Take the lines beginning with the one that contains "Reproduce this chart with Plotly." and ending with the one that contains "fig = go.Figure()", and set them down exactly. Omit all pictures.

▶ **Listed records**
****************************************

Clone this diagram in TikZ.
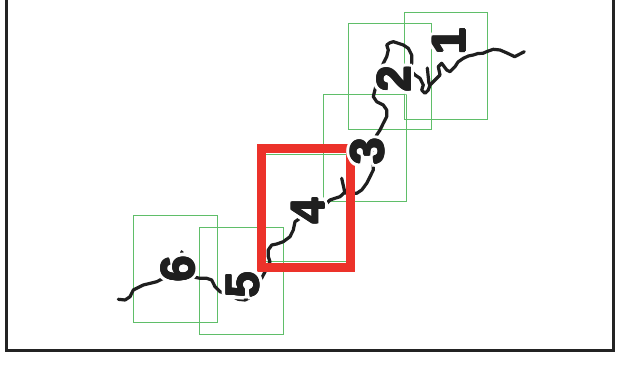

****************************************

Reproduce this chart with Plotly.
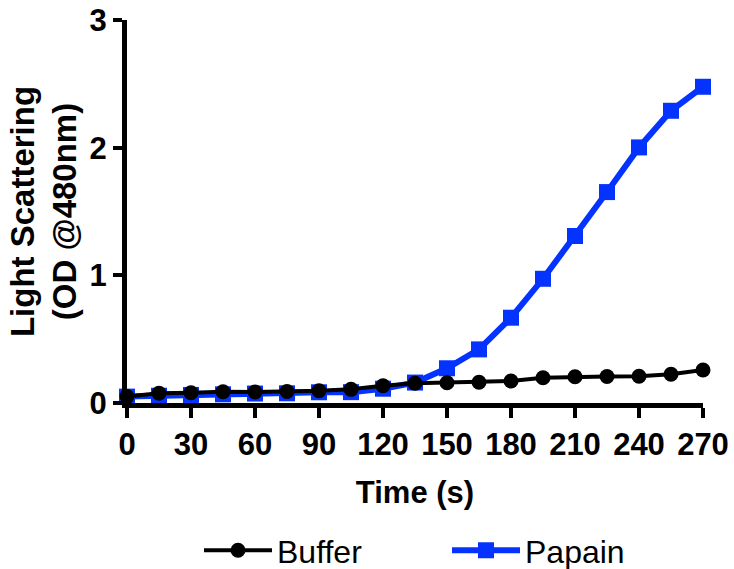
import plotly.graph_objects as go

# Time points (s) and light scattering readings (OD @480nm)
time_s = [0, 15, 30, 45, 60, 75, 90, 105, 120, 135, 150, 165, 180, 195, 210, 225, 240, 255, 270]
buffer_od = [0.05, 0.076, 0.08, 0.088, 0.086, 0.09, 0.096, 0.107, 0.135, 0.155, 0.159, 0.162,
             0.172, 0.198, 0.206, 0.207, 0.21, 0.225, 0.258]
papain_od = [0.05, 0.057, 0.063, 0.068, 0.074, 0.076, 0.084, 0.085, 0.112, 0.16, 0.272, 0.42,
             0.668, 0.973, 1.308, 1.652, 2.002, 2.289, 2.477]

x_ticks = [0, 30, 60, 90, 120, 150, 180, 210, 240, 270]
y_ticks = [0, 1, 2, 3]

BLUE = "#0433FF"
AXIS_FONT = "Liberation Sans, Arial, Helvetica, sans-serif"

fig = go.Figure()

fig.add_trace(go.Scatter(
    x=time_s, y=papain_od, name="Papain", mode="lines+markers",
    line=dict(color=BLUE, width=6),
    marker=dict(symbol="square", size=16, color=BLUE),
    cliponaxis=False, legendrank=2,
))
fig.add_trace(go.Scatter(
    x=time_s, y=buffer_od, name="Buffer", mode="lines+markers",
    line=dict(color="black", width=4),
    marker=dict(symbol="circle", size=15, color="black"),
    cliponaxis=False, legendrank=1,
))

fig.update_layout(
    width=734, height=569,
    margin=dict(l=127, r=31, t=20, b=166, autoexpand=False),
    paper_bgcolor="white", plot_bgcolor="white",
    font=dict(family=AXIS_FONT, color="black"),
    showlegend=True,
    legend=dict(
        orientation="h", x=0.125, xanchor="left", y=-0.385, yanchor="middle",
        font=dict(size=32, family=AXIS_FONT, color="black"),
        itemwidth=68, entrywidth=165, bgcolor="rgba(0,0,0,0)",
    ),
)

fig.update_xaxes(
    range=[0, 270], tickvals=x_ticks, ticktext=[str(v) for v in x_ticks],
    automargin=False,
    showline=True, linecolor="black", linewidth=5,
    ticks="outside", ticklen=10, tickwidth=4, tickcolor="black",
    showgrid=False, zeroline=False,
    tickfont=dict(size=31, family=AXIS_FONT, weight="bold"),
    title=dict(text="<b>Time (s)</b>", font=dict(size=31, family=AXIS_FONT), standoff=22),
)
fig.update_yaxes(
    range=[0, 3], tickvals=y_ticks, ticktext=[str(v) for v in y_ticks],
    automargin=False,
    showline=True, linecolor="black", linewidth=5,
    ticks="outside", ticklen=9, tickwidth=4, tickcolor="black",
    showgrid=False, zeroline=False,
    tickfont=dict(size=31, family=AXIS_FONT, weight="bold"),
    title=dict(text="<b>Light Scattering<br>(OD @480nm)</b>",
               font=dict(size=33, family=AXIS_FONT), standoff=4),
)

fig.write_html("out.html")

****************************************

▶ **Correct result**
Reproduce this chart with Plotly.
import plotly.graph_objects as go

# Time points (s) and light scattering readings (OD @480nm)
time_s = [0, 15, 30, 45, 60, 75, 90, 105, 120, 135, 150, 165, 180, 195, 210, 225, 240, 255, 270]
buffer_od = [0.05, 0.076, 0.08, 0.088, 0.086, 0.09, 0.096, 0.107, 0.135, 0.155, 0.159, 0.162,
             0.172, 0.198, 0.206, 0.207, 0.21, 0.225, 0.258]
papain_od = [0.05, 0.057, 0.063, 0.068, 0.074, 0.076, 0.084, 0.085, 0.112, 0.16, 0.272, 0.42,
             0.668, 0.973, 1.308, 1.652, 2.002, 2.289, 2.477]

x_ticks = [0, 30, 60, 90, 120, 150, 180, 210, 240, 270]
y_ticks = [0, 1, 2, 3]

BLUE = "#0433FF"
AXIS_FONT = "Liberation Sans, Arial, Helvetica, sans-serif"

fig = go.Figure()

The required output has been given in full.